Wird 2020 das Jahr des R(h)ums?

Rum: Der nächste grosse Trend?

Same procedure as last year? Same procedure as every year! Jedes Jahr lesen wir es aufs Neue: dieses Jahr wird das Jahr des R(h)ums! Endlich! Jetzt aber wirklich! R(h)um ist «in» und wird endlich durchstarten. Jedes Jahr. Immer gleich. Und jedes Jahr fragen wir uns, wo er denn nun bleibt, der unaufhaltsame Aufstieg des R(h)ums?

Woran liegt es? Es liegt an unseren Erwartungen! Wir erwarten von einer Spirituose, dass sie, wie einstmals Gin und langfristig Whisky, zu einem Höhenflug ansetzt und dadurch für alle sichtbar nun zu «der» Spirituosenkategorie aufsteigt. Doch ist das wirklich so?

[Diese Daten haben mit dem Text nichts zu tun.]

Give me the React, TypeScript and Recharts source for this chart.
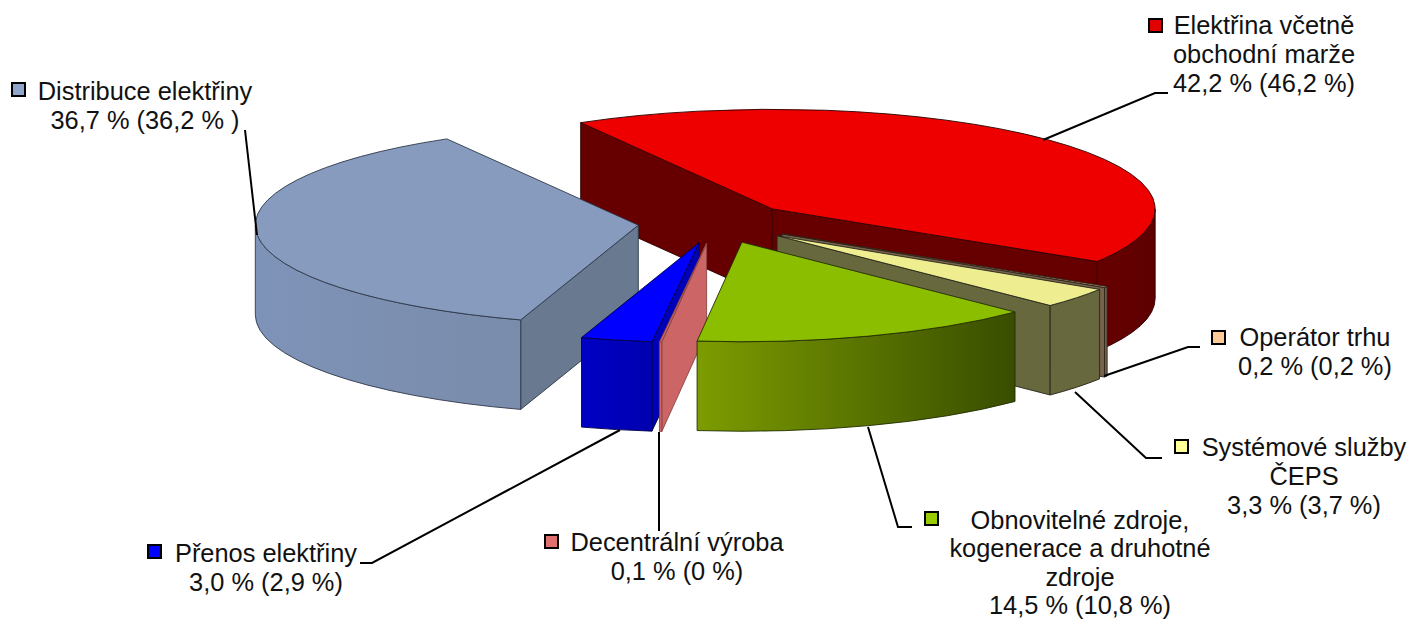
import React from 'react';
import { PieChart, Pie } from 'recharts';

// Values, % of the final price (previous year in brackets)
const CATEGORIES = [
  'Elektřina včetně obchodní marže',
  'Operátor trhu',
  'Systémové služby ČEPS',
  'Obnovitelné zdroje, kogenerace a druhotné zdroje',
  'Decentrální výroba',
  'Přenos elektřiny',
  'Distribuce elektřiny',
];
const SHARES = [42.2, 0.2, 3.3, 14.5, 0.1, 3.0, 36.7];
const LABEL_LINES = [
  ['Elektřina včetně', 'obchodní marže', '42,2 % (46,2 %)'],
  ['Operátor trhu', '0,2 % (0,2 %)'],
  ['Systémové služby', 'ČEPS', '3,3 % (3,7 %)'],
  ['Obnovitelné zdroje,', 'kogenerace a druhotné', 'zdroje', '14,5 % (10,8 %)'],
  ['Decentrální výroba', '0,1 % (0 %)'],
  ['Přenos elektřiny', '3,0 % (2,9 %)'],
  ['Distribuce elektřiny', '36,7 % (36,2 % )'],
];

const chartData = CATEGORIES.map((name, i) => ({ name, value: SHARES[i] }));

// top, legend marker, radial face, wall gradient start/end, edge colour
const PALETTE = [
  { top: '#EE0000', marker: '#E00000', face: '#660000', wallA: '#660000', wallB: '#5E0000', edge: '#2a0000' },
  { top: '#C4A888', marker: '#FFCC99', face: '#77624C', wallA: '#77624C', wallB: '#77624C', edge: '#2a2418' },
  { top: '#EEEE90', marker: '#FFFF99', face: '#68683F', wallA: '#68683F', wallB: '#68683F', edge: '#26261a' },
  { top: '#8CBE00', marker: '#99CC00', face: '#6B8A00', wallA: '#7C9C00', wallB: '#394D00', edge: '#222e00' },
  { top: '#CC6666', marker: '#E07070', face: '#CC6666', wallA: '#CC6666', wallB: '#CC6666', edge: '#8a4444' },
  { top: '#0000FF', marker: '#0000FF', face: '#0000B8', wallA: '#0000C4', wallB: '#0000B0', edge: '#00004a' },
  { top: '#869BBE', marker: '#8FA5CC', face: '#69798F', wallA: '#7E93B8', wallB: '#7A8CAB', edge: '#2e3848' },
];

// label placement: text centre, first baseline, line step, marker corner, leader polyline
const LABEL_LAYOUT = [
  { x: 1264, y: 34, step: 29.2, mx: 1149, my: 19, leader: '1043,140 1155,93 1168,93' },
  { x: 1315, y: 346, step: 29.2, mx: 1212, my: 331, leader: '1104,376 1188,347 1200,347' },
  { x: 1304, y: 456, step: 29.2, mx: 1175, my: 440, leader: '1075,392 1146,458 1162,458' },
  { x: 1080, y: 529, step: 28.3, mx: 925, my: 512, leader: '868,427 898,527 912,527' },
  { x: 677, y: 551, step: 29.2, mx: 545, my: 535, leader: '659,432 659,531' },
  { x: 266, y: 562, step: 29.2, mx: 148, my: 545, leader: '620,430 372,563 360,563' },
  { x: 145, y: 100, step: 29.2, mx: 12, my: 83, leader: '245,130 257,235' },
];

const TILT = 0.26; // ellipse ry / rx
const EXPLODE = 0.204;
const DEPTH = 89.5;

// paint order, back to front, each group is one Pie
const PAINT_LAYERS = [
  [CATEGORIES[0], CATEGORIES[6]],
  [CATEGORIES[5]],
  [CATEGORIES[4]],
  [CATEGORIES[1], CATEGORIES[2], CATEGORIES[3]],
];

const rad = (deg: number) => (deg * Math.PI) / 180;

const Slice3D = (props: any) => {
  const { cx, cy, outerRadius, startAngle, endAngle, name, layer } = props;
  if (!PAINT_LAYERS[layer].includes(name)) return null;

  const i = CATEGORIES.indexOf(name);
  const c = PALETTE[i];
  const rx = outerRadius;
  const ry = outerRadius * TILT;
  const mid = rad((startAngle + endAngle) / 2);
  const ax = cx + EXPLODE * rx * Math.cos(mid);
  const ay = cy - EXPLODE * ry * Math.sin(mid);
  const pt = (a: number) => [ax + rx * Math.cos(rad(a)), ay - ry * Math.sin(rad(a))];

  const [sx, sy] = pt(startAngle);
  const [ex, ey] = pt(endAngle);
  const large = startAngle - endAngle > 180 ? 1 : 0;
  const top = `M${ax},${ay} L${sx},${sy} A${rx},${ry} 0 ${large} 1 ${ex},${ey} Z`;

  const quad = (x: number, y: number) =>
    `M${ax},${ay} L${x},${y} L${x},${y + DEPTH} L${ax},${ay + DEPTH} Z`;

  // the outer wall only shows on the lower half of the ellipse
  const hi = Math.min(startAngle, 0);
  const lo = Math.max(endAngle, -180);
  let wall = '';
  if (hi > lo) {
    const [hx, hy] = pt(hi);
    const [lx, ly] = pt(lo);
    wall = `M${hx},${hy} A${rx},${ry} 0 0 1 ${lx},${ly} L${lx},${ly + DEPTH} A${rx},${ry} 0 0 0 ${hx},${hy + DEPTH} Z`;
  }

  const edge = { stroke: c.edge, strokeWidth: 0.9, strokeLinejoin: 'round' as const };
  return (
    <g>
      <defs>
        <linearGradient id={`wall-${i}`} x1="0" y1="0" x2="1" y2="0">
          <stop offset="0%" stopColor={c.wallA} />
          <stop offset="100%" stopColor={c.wallB} />
        </linearGradient>
      </defs>
      {sx < ax && <path d={quad(sx, sy)} fill={c.face} {...edge} />}
      {ex > ax && <path d={quad(ex, ey)} fill={c.face} {...edge} />}
      {wall && <path d={wall} fill={`url(#wall-${i})`} {...edge} />}
      <path d={top} fill={c.top} {...edge} />
    </g>
  );
};

const SliceLabel = (props: any) => {
  const i = CATEGORIES.indexOf(props.name);
  const l = LABEL_LAYOUT[i];
  return (
    <g>
      <polyline points={l.leader} fill="none" stroke="#000" strokeWidth={2} />
      <rect x={l.mx} y={l.my} width={13} height={13} fill={PALETTE[i].marker} stroke="#000" strokeWidth={2} />
      <text x={l.x} y={l.y} textAnchor="middle" fontFamily="'Liberation Sans', Arial, sans-serif" fontSize={25.4} fill="#111">
        {LABEL_LINES[i].map((line, n) => (
          <tspan key={n} x={l.x} dy={n === 0 ? 0 : l.step}>
            {line}
          </tspan>
        ))}
      </text>
    </g>
  );
};

const pieProps = {
  data: chartData,
  dataKey: 'value',
  nameKey: 'name',
  cx: 716,
  cy: 223,
  outerRadius: 383,
  startAngle: 120,
  endAngle: -240,
  stroke: 'none',
  isAnimationActive: false,
};

export default function App() {
  return (
    <div style={{ position: 'absolute', left: 0, top: 0, width: 1408, height: 619, background: '#fff' }}>
      <PieChart width={1408} height={619} margin={{ top: 0, right: 0, bottom: 0, left: 0 }}>
        {PAINT_LAYERS.map((_, layer) => (
          <Pie key={layer} {...pieProps} shape={(p: any) => <Slice3D {...p} layer={layer} />} />
        ))}
        <Pie
          {...pieProps}
          fill="none"
          shape={() => <g />}
          label={(p: any) => <SliceLabel {...p} />}
          labelLine={false}
        />
      </PieChart>
    </div>
  );
}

Handelt es sich bei Gin nicht nur um einen Hype, eine zwar schon ungewöhnlich lange andauernde doch durchaus vergängliche Modeerscheinung? Sicher werden wir am Ende des Hypes mehr Brennereien und Marken im Gin-Segment vorfinden wie noch vor wenigen Jahren.

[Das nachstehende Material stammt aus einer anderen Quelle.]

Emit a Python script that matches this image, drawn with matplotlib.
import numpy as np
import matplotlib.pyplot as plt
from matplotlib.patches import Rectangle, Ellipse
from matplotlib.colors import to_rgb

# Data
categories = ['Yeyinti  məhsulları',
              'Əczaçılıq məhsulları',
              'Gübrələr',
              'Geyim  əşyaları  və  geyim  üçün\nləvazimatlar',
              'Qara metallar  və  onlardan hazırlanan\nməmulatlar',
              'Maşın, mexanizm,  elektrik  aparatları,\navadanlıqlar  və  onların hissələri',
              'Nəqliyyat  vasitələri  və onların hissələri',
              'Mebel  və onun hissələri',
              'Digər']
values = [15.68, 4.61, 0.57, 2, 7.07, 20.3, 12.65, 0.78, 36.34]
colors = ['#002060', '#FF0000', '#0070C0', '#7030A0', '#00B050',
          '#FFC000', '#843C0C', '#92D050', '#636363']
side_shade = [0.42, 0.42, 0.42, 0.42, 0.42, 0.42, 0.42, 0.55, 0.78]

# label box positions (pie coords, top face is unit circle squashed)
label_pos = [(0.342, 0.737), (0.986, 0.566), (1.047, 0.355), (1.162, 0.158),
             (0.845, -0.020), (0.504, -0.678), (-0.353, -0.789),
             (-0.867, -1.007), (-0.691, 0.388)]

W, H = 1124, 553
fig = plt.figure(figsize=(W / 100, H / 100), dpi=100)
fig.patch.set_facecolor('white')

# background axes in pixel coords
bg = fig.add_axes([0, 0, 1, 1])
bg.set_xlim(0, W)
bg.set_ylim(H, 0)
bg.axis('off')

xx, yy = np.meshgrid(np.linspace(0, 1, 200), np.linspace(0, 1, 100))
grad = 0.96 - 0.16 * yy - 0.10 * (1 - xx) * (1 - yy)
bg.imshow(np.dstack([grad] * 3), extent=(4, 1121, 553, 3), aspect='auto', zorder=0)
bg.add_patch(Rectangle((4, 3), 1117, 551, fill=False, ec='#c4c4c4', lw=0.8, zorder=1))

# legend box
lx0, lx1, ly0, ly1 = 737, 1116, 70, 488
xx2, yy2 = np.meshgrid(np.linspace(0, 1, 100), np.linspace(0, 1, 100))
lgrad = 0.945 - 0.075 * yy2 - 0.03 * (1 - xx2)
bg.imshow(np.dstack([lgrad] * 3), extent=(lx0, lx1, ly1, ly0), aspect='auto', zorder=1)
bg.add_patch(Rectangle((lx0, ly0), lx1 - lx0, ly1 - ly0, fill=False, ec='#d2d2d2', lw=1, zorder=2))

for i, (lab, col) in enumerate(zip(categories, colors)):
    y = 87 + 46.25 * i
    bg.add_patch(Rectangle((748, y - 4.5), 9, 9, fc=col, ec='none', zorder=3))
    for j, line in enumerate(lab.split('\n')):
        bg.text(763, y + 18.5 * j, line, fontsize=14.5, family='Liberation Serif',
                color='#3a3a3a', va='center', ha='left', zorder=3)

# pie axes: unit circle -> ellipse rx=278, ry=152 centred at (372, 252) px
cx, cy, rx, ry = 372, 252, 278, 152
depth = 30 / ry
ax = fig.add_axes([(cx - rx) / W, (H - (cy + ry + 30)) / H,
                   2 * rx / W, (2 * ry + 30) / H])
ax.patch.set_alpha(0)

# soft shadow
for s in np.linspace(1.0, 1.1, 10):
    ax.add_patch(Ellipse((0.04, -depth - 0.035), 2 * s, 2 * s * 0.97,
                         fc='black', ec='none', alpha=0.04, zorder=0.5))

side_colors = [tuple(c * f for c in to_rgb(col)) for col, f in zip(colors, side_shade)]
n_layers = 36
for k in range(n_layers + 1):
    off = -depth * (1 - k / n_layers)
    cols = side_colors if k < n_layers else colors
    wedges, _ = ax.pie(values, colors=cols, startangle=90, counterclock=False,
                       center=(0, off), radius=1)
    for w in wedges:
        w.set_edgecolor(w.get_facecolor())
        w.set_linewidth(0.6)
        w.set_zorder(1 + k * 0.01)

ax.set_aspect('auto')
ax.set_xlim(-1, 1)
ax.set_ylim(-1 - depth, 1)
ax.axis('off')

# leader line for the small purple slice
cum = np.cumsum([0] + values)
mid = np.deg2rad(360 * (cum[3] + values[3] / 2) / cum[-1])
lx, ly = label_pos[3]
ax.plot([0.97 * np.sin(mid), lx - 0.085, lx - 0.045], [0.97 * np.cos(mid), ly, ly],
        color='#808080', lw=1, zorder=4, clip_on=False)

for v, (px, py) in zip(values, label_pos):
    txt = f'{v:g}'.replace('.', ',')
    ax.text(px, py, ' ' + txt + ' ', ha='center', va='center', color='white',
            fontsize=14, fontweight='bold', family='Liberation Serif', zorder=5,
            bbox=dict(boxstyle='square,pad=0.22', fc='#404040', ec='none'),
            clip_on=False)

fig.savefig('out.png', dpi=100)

Doch liegt das nicht einfach auch nur daran, dass Gin ohne grosse Kenntnisse von (fast) jedermann hergestellt werden kann; dass Gin ohne eigene Fermentation und damit Alkoholherstellungskenntnisse produziert werden kann und damit geradezu einlädt, mal eben schnell einen neuen, eigenen Gin zu produzieren und sich dann mit seiner «eigenen Marke» zu profilieren?

Zeitlos. In der «El Floridita» Bar in Havanna trank einst schon Ernest Hemingway seine Daiquiris.

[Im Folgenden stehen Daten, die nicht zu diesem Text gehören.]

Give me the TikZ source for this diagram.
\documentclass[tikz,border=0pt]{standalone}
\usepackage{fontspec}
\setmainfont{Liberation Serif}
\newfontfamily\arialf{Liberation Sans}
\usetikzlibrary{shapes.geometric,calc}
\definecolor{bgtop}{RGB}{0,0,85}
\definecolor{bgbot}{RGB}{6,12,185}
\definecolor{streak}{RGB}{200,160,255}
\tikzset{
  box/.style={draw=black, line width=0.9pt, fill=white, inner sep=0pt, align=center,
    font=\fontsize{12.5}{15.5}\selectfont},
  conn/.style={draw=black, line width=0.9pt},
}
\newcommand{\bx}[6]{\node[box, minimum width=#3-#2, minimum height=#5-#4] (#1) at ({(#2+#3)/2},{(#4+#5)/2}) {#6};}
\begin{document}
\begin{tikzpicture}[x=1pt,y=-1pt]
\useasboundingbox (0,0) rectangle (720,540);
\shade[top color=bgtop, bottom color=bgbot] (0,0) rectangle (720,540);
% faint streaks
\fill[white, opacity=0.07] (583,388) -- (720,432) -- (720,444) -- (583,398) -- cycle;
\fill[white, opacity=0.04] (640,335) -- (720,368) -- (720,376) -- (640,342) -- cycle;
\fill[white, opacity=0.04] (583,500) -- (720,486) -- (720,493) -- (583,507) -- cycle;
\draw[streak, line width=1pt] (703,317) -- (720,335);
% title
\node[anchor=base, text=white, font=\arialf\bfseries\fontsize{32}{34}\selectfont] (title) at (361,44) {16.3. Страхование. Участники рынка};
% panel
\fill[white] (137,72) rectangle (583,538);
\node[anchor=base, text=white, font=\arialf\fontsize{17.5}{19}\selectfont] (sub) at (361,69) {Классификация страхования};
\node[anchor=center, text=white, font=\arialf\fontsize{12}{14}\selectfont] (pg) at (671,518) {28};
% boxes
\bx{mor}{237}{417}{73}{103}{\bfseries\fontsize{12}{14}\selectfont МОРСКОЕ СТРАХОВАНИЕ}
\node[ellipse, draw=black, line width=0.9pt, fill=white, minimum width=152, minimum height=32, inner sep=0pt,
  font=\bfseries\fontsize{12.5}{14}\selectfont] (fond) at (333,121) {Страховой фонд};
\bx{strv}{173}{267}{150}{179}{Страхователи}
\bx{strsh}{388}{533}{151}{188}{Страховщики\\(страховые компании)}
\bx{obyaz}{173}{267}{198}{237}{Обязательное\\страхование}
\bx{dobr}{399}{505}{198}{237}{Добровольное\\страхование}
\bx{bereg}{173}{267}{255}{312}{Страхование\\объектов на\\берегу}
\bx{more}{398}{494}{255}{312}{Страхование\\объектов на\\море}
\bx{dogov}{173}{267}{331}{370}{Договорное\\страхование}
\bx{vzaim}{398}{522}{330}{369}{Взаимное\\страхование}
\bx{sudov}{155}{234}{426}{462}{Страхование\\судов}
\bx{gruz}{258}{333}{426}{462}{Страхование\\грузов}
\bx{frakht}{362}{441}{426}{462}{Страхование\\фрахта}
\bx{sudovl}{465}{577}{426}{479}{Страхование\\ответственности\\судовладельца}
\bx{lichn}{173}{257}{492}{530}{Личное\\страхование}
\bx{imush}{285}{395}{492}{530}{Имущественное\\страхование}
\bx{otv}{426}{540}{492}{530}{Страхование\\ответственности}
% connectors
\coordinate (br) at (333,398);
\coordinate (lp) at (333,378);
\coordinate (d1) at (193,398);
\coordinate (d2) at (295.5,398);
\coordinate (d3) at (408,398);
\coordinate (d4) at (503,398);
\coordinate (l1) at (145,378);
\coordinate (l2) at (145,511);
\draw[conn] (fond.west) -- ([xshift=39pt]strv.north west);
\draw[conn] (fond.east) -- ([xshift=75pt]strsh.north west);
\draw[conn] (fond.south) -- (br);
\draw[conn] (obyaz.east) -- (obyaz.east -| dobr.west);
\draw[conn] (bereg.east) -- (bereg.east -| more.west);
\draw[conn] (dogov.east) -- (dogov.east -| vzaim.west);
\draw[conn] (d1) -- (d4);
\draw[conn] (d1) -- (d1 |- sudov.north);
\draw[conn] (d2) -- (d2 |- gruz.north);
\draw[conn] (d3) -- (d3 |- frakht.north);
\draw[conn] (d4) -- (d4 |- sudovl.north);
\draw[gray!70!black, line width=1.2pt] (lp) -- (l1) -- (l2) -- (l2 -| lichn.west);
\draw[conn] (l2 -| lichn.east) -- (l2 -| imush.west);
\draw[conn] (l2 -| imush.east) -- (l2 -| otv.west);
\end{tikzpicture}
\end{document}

R(h)um kann das nur teilweise, was vielleicht auch erklärt, warum der grosse Durchbruch und kometengleiche Aufstieg auf sich warten lässt – oder vielleicht auch nie kommen wird.

Natürlich kann ich heute R(h)um auch mit zugekauftem Fertigprodukt durch Abfüllung in Drittländern ausserhalb der eigentlichen Produktionsländer ohne Probleme herstellen und damit eine eigene Marke erzeugen, doch viele R(h)umproduzenten lassen sich darauf nicht ein.

Sie kaufen Melasse auf dem nicht kleinen Weltmarkt ein, wandeln dies in ihren Anlagen in Alkohol um und destillieren diesen dann selber zur gewünschten R(h)umqualität. Dieser fordert Geschick und Destillationskunst.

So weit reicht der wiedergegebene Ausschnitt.